I think that not only is this “theater” justification a cop-out, but also that other actions of his betray the integrity of his explanation, as if he himself knew that his explanation was shallow and deceptive. The most glaring example in my mind is his presentation of “Cathy.” It seems like he went to great lengths to ensure no one could identify or contact her, by changing her name from Anna and by claiming that any contact info he had for her was no longer accurate. He was clearly afraid of people getting suspicious and trying to compare his story with that of his only companion. This ultimately comes back to haunt him, as the radio was able to get in contact with Anna, hear her disconfirming account, and expose Daisey’s deception. Regardless of how important his fabrications actually are, the fact that he included them without being more clear about their being fictional seriously discredits him.
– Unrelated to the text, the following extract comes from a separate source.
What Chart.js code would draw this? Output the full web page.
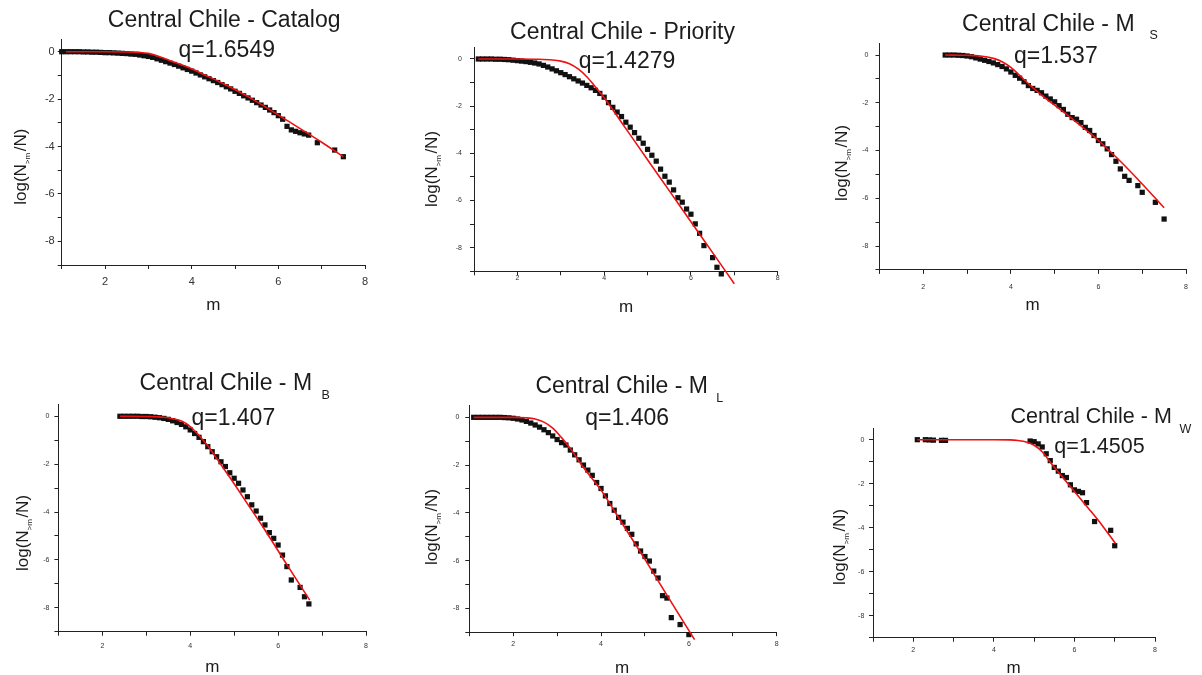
<!DOCTYPE html>
<html><head><meta charset="utf-8">
<script src="https://cdn.jsdelivr.net/npm/chart.js@4.4.0/dist/chart.umd.min.js"></script>
<style>
html,body{margin:0;padding:0;background:#fff;width:1202px;height:675px;overflow:hidden;}
canvas{position:absolute;}
</style></head><body>
<script>
// ---------- tick values and labels ----------
const xTicks = [1,2,3,4,5,6,7,8];
const xTickLabels = ['','2','','4','','6','','8'];
const yTicks = [-9,-8,-7,-6,-5,-4,-3,-2,-1,0];
const yTickLabels = ['','-8','','-6','','-4','','-2','','0'];

// ---------- Catalog ----------
const catalogM = [1.0,1.1,1.2,1.3,1.4,1.5,1.6,1.7,1.8,1.9,2.0,2.1,2.2,2.3,2.4,2.5,2.6,2.7,2.8,2.9,3.0,3.1,3.2,3.3,3.4,3.5,3.6,3.7,3.8,3.9,4.0,4.1,4.2,4.3,4.4,4.5,4.6,4.7,4.8,4.9,5.0,5.1,5.2,5.3,5.4,5.5,5.6,5.7,5.8,5.9,6.0,6.1,6.2,6.3,6.4,6.5,6.6,6.7,6.9,7.3,7.5];
const catalogV = [0,0,0,0,0,-0.01,-0.01,-0.02,-0.02,-0.03,-0.04,-0.04,-0.05,-0.06,-0.07,-0.08,-0.10,-0.11,-0.14,-0.17,-0.20,-0.24,-0.30,-0.36,-0.42,-0.48,-0.54,-0.61,-0.68,-0.75,-0.82,-0.90,-0.98,-1.06,-1.14,-1.22,-1.30,-1.39,-1.48,-1.57,-1.67,-1.76,-1.86,-1.95,-2.05,-2.15,-2.25,-2.35,-2.46,-2.57,-2.70,-2.85,-3.15,-3.30,-3.36,-3.42,-3.47,-3.52,-3.84,-4.15,-4.43];
const catalogFitM = [1.1,2.0,2.5,2.8,3.0,3.2,3.5,3.9,4.3,4.7,5.4,6.2,7.0,7.5];
const catalogFitV = [0,0,-0.01,-0.03,-0.07,-0.17,-0.38,-0.65,-0.98,-1.32,-2.0,-2.9,-3.82,-4.43];

// ---------- Priority ----------
const priorityM = [1.1,1.2,1.3,1.4,1.5,1.6,1.7,1.8,1.9,2.0,2.1,2.2,2.3,2.4,2.5,2.6,2.7,2.8,2.9,3.0,3.1,3.2,3.3,3.4,3.5,3.6,3.7,3.8,3.9,4.0,4.1,4.2,4.3,4.4,4.5,4.6,4.7,4.8,4.9,5.0,5.1,5.2,5.3,5.4,5.5,5.6,5.7,5.8,5.9,6.0,6.1,6.2,6.3,6.5,6.6,6.7,6.9,7.0];
const priorityV = [0,0,0,0,-0.01,-0.01,-0.02,-0.03,-0.05,-0.07,-0.09,-0.11,-0.14,-0.17,-0.21,-0.27,-0.34,-0.42,-0.50,-0.58,-0.66,-0.75,-0.84,-0.93,-1.02,-1.12,-1.22,-1.33,-1.46,-1.62,-1.85,-2.05,-2.25,-2.44,-2.68,-2.89,-3.12,-3.36,-3.57,-3.83,-4.08,-4.33,-4.67,-4.97,-5.22,-5.55,-5.88,-6.07,-6.36,-6.58,-6.99,-7.39,-7.91,-8.42,-8.83,-9.11,-9.50,-10.21];
const priorityFitM = [1.1,2.0,2.5,2.8,3.0,3.2,3.4,3.6,3.8,4.0,4.5,5.0,5.5,6.0,6.5,7.0];
const priorityFitV = [0,0,-0.01,-0.04,-0.09,-0.2,-0.42,-0.75,-1.19,-1.64,-2.95,-4.27,-5.58,-6.9,-8.21,-9.53];

// ---------- M_S ----------
const msM = [2.5,2.6,2.7,2.8,2.9,3.0,3.1,3.2,3.3,3.4,3.5,3.6,3.7,3.8,3.9,4.0,4.1,4.2,4.3,4.4,4.5,4.6,4.7,4.8,4.9,5.0,5.1,5.2,5.3,5.4,5.5,5.6,5.7,5.8,5.9,6.0,6.1,6.2,6.3,6.4,6.5,6.6,6.7,6.9,7.0,7.3,7.5];
const msV = [0,0,0,-0.01,-0.02,-0.04,-0.07,-0.12,-0.17,-0.22,-0.27,-0.33,-0.40,-0.48,-0.58,-0.71,-0.85,-0.97,-1.12,-1.28,-1.40,-1.48,-1.58,-1.72,-1.84,-1.96,-2.12,-2.28,-2.48,-2.62,-2.69,-2.83,-3.03,-3.16,-3.37,-3.58,-3.72,-3.93,-4.17,-4.45,-4.77,-5.08,-5.25,-5.47,-5.75,-6.17,-6.87];
const msFitM = [2.5,3.0,3.3,3.6,3.8,4.0,4.2,4.4,4.7,5.0,5.5,6.0,6.5,7.0,7.5];
const msFitV = [0,-0.01,-0.04,-0.14,-0.28,-0.52,-0.85,-1.2,-1.68,-2.1,-2.82,-3.58,-4.45,-5.4,-6.4];

// ---------- M_B ----------
const mbM = [2.4,2.5,2.6,2.7,2.8,2.9,3.0,3.1,3.2,3.3,3.4,3.5,3.6,3.7,3.8,3.9,4.0,4.1,4.2,4.3,4.4,4.5,4.6,4.7,4.8,4.9,5.0,5.1,5.2,5.3,5.4,5.5,5.6,5.7,5.8,5.9,6.0,6.1,6.2,6.3,6.5,6.6,6.7];
const mbV = [0,0,0,0,0,-0.01,-0.01,-0.02,-0.04,-0.06,-0.09,-0.13,-0.19,-0.26,-0.34,-0.44,-0.57,-0.72,-0.88,-1.06,-1.27,-1.48,-1.69,-1.90,-2.10,-2.36,-2.59,-2.80,-3.08,-3.36,-3.70,-3.96,-4.26,-4.54,-4.86,-5.10,-5.38,-5.80,-6.28,-6.84,-7.15,-7.54,-7.84];
const mbFitM = [2.4,3.0,3.4,3.6,3.8,4.0,4.2,4.4,4.6,4.9,5.3,5.7,6.2,6.72];
const mbFitV = [0,-0.01,-0.04,-0.1,-0.2,-0.43,-0.8,-1.23,-1.76,-2.55,-3.65,-4.75,-6.2,-7.68];

// ---------- M_L ----------
const mlM = [1.1,1.2,1.3,1.4,1.5,1.6,1.7,1.8,1.9,2.0,2.1,2.2,2.3,2.4,2.5,2.6,2.7,2.8,2.9,3.0,3.1,3.2,3.3,3.4,3.5,3.6,3.7,3.8,3.9,4.0,4.1,4.2,4.3,4.4,4.5,4.6,4.7,4.8,4.9,5.0,5.1,5.2,5.3,5.4,5.5,5.6,5.8,6.0,6.1];
const mlV = [0,0,0,0,0,0,0,-0.01,-0.02,-0.04,-0.07,-0.11,-0.17,-0.24,-0.32,-0.41,-0.52,-0.64,-0.78,-0.93,-1.06,-1.16,-1.37,-1.57,-1.78,-2.00,-2.21,-2.43,-2.73,-2.98,-3.29,-3.61,-3.89,-4.19,-4.39,-4.65,-4.90,-5.30,-5.60,-5.83,-6.02,-6.44,-6.73,-7.47,-7.57,-8.39,-8.68,-9.10,-9.77];
const mlFitM = [1.1,2.0,2.3,2.5,2.7,2.9,3.1,3.3,3.6,4.0,4.5,5.0,5.5,6.13];
const mlFitV = [0,0,-0.02,-0.07,-0.2,-0.45,-0.85,-1.3,-2.1,-3.05,-4.5,-5.95,-7.45,-9.31];

// ---------- M_W ----------
const mwM = [2.1,2.3,2.4,2.5,2.7,2.8,4.9,5.0,5.1,5.2,5.3,5.4,5.5,5.6,5.7,5.8,5.9,6.0,6.1,6.2,6.3,6.5,6.9,7.0];
const mwV = [0,0,-0.01,-0.02,-0.03,-0.03,-0.06,-0.09,-0.19,-0.33,-0.64,-0.95,-1.26,-1.43,-1.63,-1.72,-2.05,-2.28,-2.35,-2.41,-2.86,-3.72,-4.12,-4.82];
const mwFitM = [2.1,4.0,4.4,4.6,4.8,5.0,5.2,5.4,5.8,6.2,6.6,7.02];
const mwFitV = [0,0,-0.01,-0.04,-0.1,-0.25,-0.55,-1.02,-1.91,-2.8,-3.68,-4.72];

// ---------- text ----------
const titles = ['Central Chile - Catalog','Central Chile - Priority','Central Chile - M','Central Chile - M','Central Chile - M','Central Chile - M'];
const titleSubs = [null,null,'S','B','L','W'];
const qLabels = ['q=1.6549','q=1.4279','q=1.537','q=1.407','q=1.406','q=1.4505'];
const xTitle = 'm';

// ---------- layout (page pixel geometry) ----------
const layouts = [
 {cell:[0,0,400,337],     area:[61.7,39.85,365,265],   tX:224.2, tY:27.3, tS:23, subGap:0, subY:0, qX:226.7, qY:57.3, qS:23, yl:[21,166.7], xl:[213.3,310], tick:11, xPad:6, yPad:3},
 {cell:[400,0,800,337],   area:[474,47.2,777.7,271.3], tX:622.5, tY:39.3, tS:23, subGap:0, subY:0, qX:627, qY:68.3, qS:23, yl:[432,169], xl:[626,311.7], tick:7, xPad:-1, yPad:8},
 {cell:[800,0,1202,337],  area:[879.5,43.1,1186,269.9],tX:1048.3, tY:30.7, tS:23, subGap:15, subY:39, qX:1055.8, qY:63.3, qS:23, yl:[842,163], xl:[1032.7,310], tick:7, xPad:8.7, yPad:7},
 {cell:[0,337,400,675],   area:[58.4,404.3,366,631.7], tX:225.8, tY:390, tS:23, subGap:9.4, subY:399.3, qX:233.3, qY:425, qS:23, yl:[23,533], xl:[212.3,671.7], tick:7, xPad:6, yPad:5},
 {cell:[400,337,800,675], area:[469.3,405.4,776.7,632.2],tX:621.7, tY:392.7, tS:23, subGap:8.4, subY:401.7, qX:627.2, qY:425, qS:23, yl:[432,527], xl:[622,673], tick:7, xPad:3.7, yPad:6},
 {cell:[800,337,1202,675],area:[873,428.7,1155,637.7], tX:1091.2, tY:423.3, tS:21.5, subGap:7.6, subY:432.7, qX:1099.5, qY:453.3, qS:21.5, yl:[840,547], xl:[1013.7,673.3], tick:7, xPad:3.7, yPad:4.7}
];

const series = [
 [catalogM, catalogV, catalogFitM, catalogFitV],
 [priorityM, priorityV, priorityFitM, priorityFitV],
 [msM, msV, msFitM, msFitV],
 [mbM, mbV, mbFitM, mbFitV],
 [mlM, mlV, mlFitM, mlFitV],
 [mwM, mwV, mwFitM, mwFitV]
];

const FF = '"Liberation Sans", Arial, Helvetica, sans-serif';
const YW = 30, XH = 20;

function textPlugin(i) {
  const L = layouts[i];
  return {
    id: 'panelText' + i,
    afterDraw(chart) {
      const ctx = chart.ctx;
      const ox = L.cell[0], oy = L.cell[1];
      ctx.save();
      ctx.fillStyle = '#1c1c1c';
      // title
      ctx.font = L.tS + 'px ' + FF;
      ctx.textAlign = 'center';
      ctx.textBaseline = 'alphabetic';
      ctx.fillText(titles[i], L.tX - ox, L.tY - oy);
      if (titleSubs[i]) {
        const w = ctx.measureText(titles[i]).width;
        ctx.font = '12.5px ' + FF;
        ctx.textAlign = 'left';
        ctx.fillText(titleSubs[i], L.tX - ox + w / 2 + L.subGap, L.subY - oy);
      }
      // q label
      ctx.font = L.qS + 'px ' + FF;
      ctx.textAlign = 'center';
      ctx.fillText(qLabels[i], L.qX - ox, L.qY - oy);
      // x title
      ctx.font = '17px ' + FF;
      ctx.fillText(xTitle, L.xl[0] - ox, L.xl[1] - oy);
      // y title  log(N_{>m}/N)
      ctx.translate(L.yl[0] - ox, L.yl[1] - oy);
      ctx.rotate(-Math.PI / 2);
      ctx.textAlign = 'left';
      ctx.textBaseline = 'middle';
      const mainF = '17px ' + FF, subF = '8px ' + FF;
      ctx.font = mainF; const w1 = ctx.measureText('log(N').width; const w3 = ctx.measureText('/N)').width;
      ctx.font = subF; const w2 = ctx.measureText('>m').width + 1.5;
      const s = -(w1 + w2 + w3) / 2;
      ctx.font = mainF; ctx.fillText('log(N', s, 0);
      ctx.font = subF; ctx.fillText('>m', s + w1, 7);
      ctx.font = mainF; ctx.fillText('/N)', s + w1 + w2, 0);
      ctx.restore();
    }
  };
}

layouts.forEach((L, i) => {
  const [cx0, cy0, cx1, cy1] = L.cell;
  const cv = document.createElement('canvas');
  cv.width = cx1 - cx0; cv.height = cy1 - cy0;
  cv.style.left = cx0 + 'px'; cv.style.top = cy0 + 'px';
  cv.style.width = (cx1 - cx0) + 'px'; cv.style.height = (cy1 - cy0) + 'px';
  document.body.appendChild(cv);
  const [ax0, ay0, ax1, ay1] = L.area;
  const [sm, sv, fm, fv] = series[i];
  const pts = sm.map((m, k) => ({x: m, y: sv[k]}));
  const fit = fm.map((m, k) => ({x: m, y: fv[k]}));
  const gridOpt = {display: true, drawOnChartArea: false, drawTicks: true, tickLength: 4, color: '#222', tickColor: '#222', lineWidth: 1};
  new Chart(cv, {
    type: 'scatter',
    data: {
      datasets: [
        {label: 'fit', data: fit, showLine: true, pointRadius: 0, borderColor: '#ee1111', borderWidth: 1.6,
         cubicInterpolationMode: 'monotone', fill: false, clip: false, order: 0},
        {label: 'data', data: pts, showLine: false, pointStyle: 'rect', pointRadius: 3.7, pointHoverRadius: 3.7,
         backgroundColor: '#111', borderWidth: 0, clip: false, order: 1}
      ]
    },
    options: {
      responsive: false, animation: false, devicePixelRatio: 1,
      layout: {padding: {left: ax0 - cx0 - YW, top: ay0 - cy0, right: cx1 - ax1, bottom: cy1 - ay1 - XH}},
      plugins: {legend: {display: false}, tooltip: {enabled: false}, title: {display: false}},
      scales: {
        x: {type: 'linear', min: 1, max: 8,
            afterBuildTicks: (s) => { s.ticks = xTicks.map(v => ({value: v})); },
            afterFit: (s) => { s.height = XH; },
            ticks: {autoSkip: false, maxRotation: 0, padding: L.xPad, color: '#333', font: {family: FF, size: L.tick},
                    callback: (v, k) => xTickLabels[k]},
            grid: gridOpt, border: {display: true, color: '#222', width: 1}},
        y: {type: 'linear', min: -9, max: 0.5,
            afterBuildTicks: (s) => { s.ticks = yTicks.map(v => ({value: v})); },
            afterFit: (s) => { s.width = YW; },
            ticks: {autoSkip: false, padding: L.yPad, color: '#333', font: {family: FF, size: L.tick},
                    callback: (v, k) => yTickLabels[k]},
            grid: gridOpt, border: {display: true, color: '#222', width: 1}}
      }
    },
    plugins: [textPlugin(i)]
  });
});
</script>
</body></html>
I wonder if Apple has considered pursuing legal action against Daisey for his original monologue. I think it is admirable and responsible of “This American Life” to dedicate an episode to the retraction, because they recognize that while Daisey doesn’t hold himself to journalistic standards, they certainly do. I just wonder if the retraction effectively nullifies the effect of the initial episode. There are certainly people who heard the podcast and did not follow it with the retraction, and I think there are grounds to say that his podcast was slanderous, but perhaps this would not hold up in court. It could also be that this is just a small blip on Apple’s radar, and it isn’t worth it for them to sue Daisey.